The power to arrest absentee landlords still exists today, although the county stopped enforcing apartment maintenance issues in the city of Miami boundaries after a merger four years ago. Ricardo Roig, Miami-Dade’s Building Code Support division director, said putting landlords in jail works better only in theory because owners care far more about their bottom line than their criminal record.

"Criminal court is not for everything and we learned that very early in the stages," he said, adding that the county’s housing standards laws have become outdated and have been duplicated anyway by local building codes and state laws. "Ultimately our goal is compliance to fix whatever our violation is."

Hall, however, said the truth is the priorities have changed. He said his team of inspectors once went after landlords even if they were out of state, but were eventually "dismantled" when their efforts became inconvenient, though he declined to elaborate.

"Now it’s about money. Everything is money," said Hall, who retired in 2004. "It’s not about the conditions in which people live every day, which is sad."

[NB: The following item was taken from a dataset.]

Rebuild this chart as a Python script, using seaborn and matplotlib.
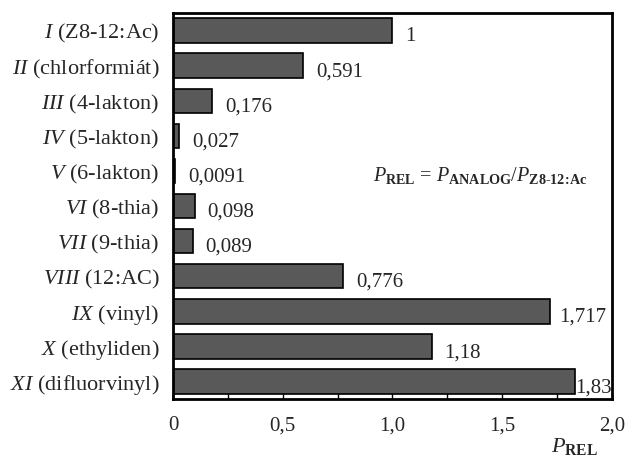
import pandas as pd
import seaborn as sns
import matplotlib.pyplot as plt
from matplotlib.ticker import MultipleLocator

sns.set_style("white")
plt.rcParams['font.family'] = ['Liberation Serif', 'DejaVu Serif']
plt.rcParams['mathtext.fontset'] = 'custom'
plt.rcParams['mathtext.rm'] = 'Liberation Serif'
plt.rcParams['mathtext.it'] = 'Liberation Serif:italic'
plt.rcParams['mathtext.bf'] = 'Liberation Serif:bold'

numerals = ["I", "II", "III", "IV", "V", "VI", "VII", "VIII", "IX", "X", "XI"]
names = ["(Z8-12:Ac)", "(chlorformiát)", "(4-lakton)", "(5-lakton)", "(6-lakton)",
         "(8-thia)", "(9-thia)", "(12:AC)", "(vinyl)", "(ethyliden)", "(difluorvinyl)"]
p_rel = [1, 0.591, 0.176, 0.027, 0.0091, 0.098, 0.089, 0.776, 1.717, 1.18, 1.83]
value_labels = ["1", "0,591", "0,176", "0,027", "0,0091", "0,098", "0,089",
                "0,776", "1,717", "1,18", "1,83"]

data = pd.DataFrame({"id": numerals, "p": p_rel})

fig = plt.figure(figsize=(6.26, 4.66), dpi=100)
ax = fig.add_axes([0.2764, 0.1438, 0.701, 0.828])

sns.barplot(data=data, x="p", y="id", orient="h", color="#595959",
            edgecolor="black", linewidth=1.2, width=0.7, saturation=1, ax=ax)

# value labels right of bars
for i, (v, lab) in enumerate(zip(p_rel, value_labels)):
    dx = 9.5
    if i == 10:
        dx = 0.5
    elif i == 8:
        dx = 6.5
    elif i == 9:
        dx = 8.5
    ax.annotate(lab, (v, i), xytext=(dx, -4.5), textcoords="offset points",
                ha="left", va="center", fontsize=15)

ax.set_xlim(0, 2.0)
ax.set_ylim(10.5, -0.5)
ax.xaxis.set_major_locator(MultipleLocator(0.5))
ax.xaxis.set_minor_locator(MultipleLocator(0.25))
ax.set_xticks([0, 0.5, 1.0, 1.5, 2.0])
ax.set_xticklabels(["0", "0,5", "1,0", "1,5", "2,0"], fontsize=15)
ax.tick_params(axis="x", which="both", direction="in", length=4, width=1,
               bottom=True, pad=12.5, color="black")
ax.tick_params(axis="y", length=0, pad=10)
ax.set_yticks(range(len(numerals)))
ax.set_yticklabels([r"$\mathit{%s}$ %s" % (n, s) for n, s in zip(numerals, names)],
                   fontsize=16)
ax.set_ylabel("")
ax.set_xlabel(r"$\mathit{P}_{\mathbf{REL}}$", fontsize=16)
ax.xaxis.set_label_coords(0.916, -0.095)

for sp in ax.spines.values():
    sp.set_color("black")
    sp.set_linewidth(2)

ax.text(0.456, 0.58,
        r"$\mathit{P}_{\mathbf{REL}}$ = $\mathit{P}_{\mathbf{ANALOG}}$/$\mathit{P}_{\mathbf{Z8‐12}\!\mathbf{:}\!\mathbf{Ac}}$",
        transform=ax.transAxes, fontsize=14.5, ha="left", va="center")

fig.savefig("out.png", dpi=100)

Nathaniel Wilcox, president of People United to Lead the Struggle for Equality, or PULSE, has been meeting with tenants at 6040 NW 12th Ave. and city officials about the complex’s conditions. He says the frustrated tenants have few remedies except to move. And then new tenants replace them in the same leaky, rodent-infested spaces.

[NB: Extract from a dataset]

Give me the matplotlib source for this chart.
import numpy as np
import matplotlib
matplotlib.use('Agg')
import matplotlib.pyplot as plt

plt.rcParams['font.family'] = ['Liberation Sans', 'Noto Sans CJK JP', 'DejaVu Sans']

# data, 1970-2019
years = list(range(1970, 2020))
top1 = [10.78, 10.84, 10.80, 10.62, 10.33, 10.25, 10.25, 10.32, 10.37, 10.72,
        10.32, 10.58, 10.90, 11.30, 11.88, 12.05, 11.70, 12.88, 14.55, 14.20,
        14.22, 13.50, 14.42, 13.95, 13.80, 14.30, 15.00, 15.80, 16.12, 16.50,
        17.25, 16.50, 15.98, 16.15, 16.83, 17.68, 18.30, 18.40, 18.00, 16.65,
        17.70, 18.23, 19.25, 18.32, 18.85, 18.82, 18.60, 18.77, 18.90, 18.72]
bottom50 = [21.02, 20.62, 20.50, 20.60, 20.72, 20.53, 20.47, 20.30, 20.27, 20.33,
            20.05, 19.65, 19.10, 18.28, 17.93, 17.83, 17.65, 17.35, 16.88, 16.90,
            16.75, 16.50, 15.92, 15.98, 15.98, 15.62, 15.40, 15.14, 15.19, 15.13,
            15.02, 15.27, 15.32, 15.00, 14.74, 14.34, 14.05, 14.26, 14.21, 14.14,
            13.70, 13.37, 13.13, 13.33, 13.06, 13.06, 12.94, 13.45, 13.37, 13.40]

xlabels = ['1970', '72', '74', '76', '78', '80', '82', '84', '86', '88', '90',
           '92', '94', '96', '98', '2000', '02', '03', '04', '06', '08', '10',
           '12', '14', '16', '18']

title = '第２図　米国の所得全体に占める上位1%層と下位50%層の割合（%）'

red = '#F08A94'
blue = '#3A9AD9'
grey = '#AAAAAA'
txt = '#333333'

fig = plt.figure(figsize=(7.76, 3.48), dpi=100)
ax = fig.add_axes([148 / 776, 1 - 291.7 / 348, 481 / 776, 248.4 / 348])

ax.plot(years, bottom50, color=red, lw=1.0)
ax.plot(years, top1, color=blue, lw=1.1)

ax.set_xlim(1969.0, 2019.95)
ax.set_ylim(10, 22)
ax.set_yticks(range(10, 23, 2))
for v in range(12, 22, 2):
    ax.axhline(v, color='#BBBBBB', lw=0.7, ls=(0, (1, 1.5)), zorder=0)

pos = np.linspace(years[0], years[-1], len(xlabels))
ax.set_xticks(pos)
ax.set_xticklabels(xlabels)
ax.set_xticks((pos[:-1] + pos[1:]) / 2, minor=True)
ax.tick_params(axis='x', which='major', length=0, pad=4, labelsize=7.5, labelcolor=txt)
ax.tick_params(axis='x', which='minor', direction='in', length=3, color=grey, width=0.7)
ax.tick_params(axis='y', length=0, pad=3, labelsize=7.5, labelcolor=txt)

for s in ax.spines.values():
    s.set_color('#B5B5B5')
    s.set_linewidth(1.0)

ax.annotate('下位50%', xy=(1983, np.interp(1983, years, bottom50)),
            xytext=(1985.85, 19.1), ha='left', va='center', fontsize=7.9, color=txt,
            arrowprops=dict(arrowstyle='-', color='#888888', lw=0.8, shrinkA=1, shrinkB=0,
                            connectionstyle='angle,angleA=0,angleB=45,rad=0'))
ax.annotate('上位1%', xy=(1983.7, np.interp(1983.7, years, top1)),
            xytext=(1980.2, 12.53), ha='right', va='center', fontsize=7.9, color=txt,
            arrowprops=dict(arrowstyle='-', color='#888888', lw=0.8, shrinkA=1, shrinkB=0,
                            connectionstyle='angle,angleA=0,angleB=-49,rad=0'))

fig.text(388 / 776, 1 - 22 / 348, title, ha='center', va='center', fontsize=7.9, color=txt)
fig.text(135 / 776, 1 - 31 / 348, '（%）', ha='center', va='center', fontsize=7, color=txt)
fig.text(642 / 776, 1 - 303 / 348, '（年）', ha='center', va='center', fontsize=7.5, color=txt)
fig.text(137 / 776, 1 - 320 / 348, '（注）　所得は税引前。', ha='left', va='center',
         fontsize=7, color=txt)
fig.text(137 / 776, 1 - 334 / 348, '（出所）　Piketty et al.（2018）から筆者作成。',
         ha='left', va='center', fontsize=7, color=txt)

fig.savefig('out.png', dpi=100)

"If they put dogs in conditions like that the people would be arrested. You know if you mistreat a dog, if you mistreat a cat, the person that does that will be arrested," he said. "But you can mistreat a human being and the landlord, he’s going to get away with it."

Many landlords will correct their problems after being cited, fined and brought before civil boards for quasi-judicial hearings. But for those who refuse to comply, tenants can be stuck in a tangle of bureaucracy. Apartment building maintenance issues are the jurisdiction of the city, county and several state agencies, several of which have asked why the other isn’t being more aggressive in the case of the Vaknin buildings.

That’s left tenants to struggle with problems for months and years. In the fall of 2013, a Miami Herald story about the condition of several of the Vaknin’s buildings detailed how a sewer pipe at the building at 1341 NW 60th St. had busted repeatedly, flooding the courtyard and neighbors’ properties with foul fluids.

"Every time I pay rent, there is something else wrong with the building," said Maria Hernandez, who paid $500 a month.

In Houston, when the Vaknins racked up more than $380,000 in fines, one councilwoman took it upon herself to help move families out of the deplorable conditions. Some believe Miami should be doing more for its tenants.

But Miami Commissioner Keon Hardemon, who represents Liberty City and Overtown, says the city is doing its part by taking Vaknin to court. Tenants living in slumlord apartments also have a responsibility, he said.

"Every year they’re signing a lease to live in that same condition," he said. "It’s a mistake to believe its the city’s fault in handling those issues."

Wayne Caroll is trying to save money to move out. His apartment is infested with roaches. Other critters frequent freely through broken window screens. The bugs, he says, are the least of his worries in the one-bedroom apartment he shares with his three nephews.

The doorless bathroom has no running water or functioning toilet. They shower at Caroll’s mother’s home two blocks away.

Caroll instructs his nephews to relieve themselves on a littered stretch of grass behind their apartment, where he also goes when nature calls.

Six-year-old T.J. admits he ignores his uncle’s rule sometimes and uses the toilet.

"All we do is go in the bathroom and use it and we come out without flushing it," he said.

Carroll doesn’t like living there. He’s saving money from construction and labor jobs to find a new apartment.

"It hurts like hell because I have my nephews and them here," he says. "I’m just fed [up] with the bulls--t."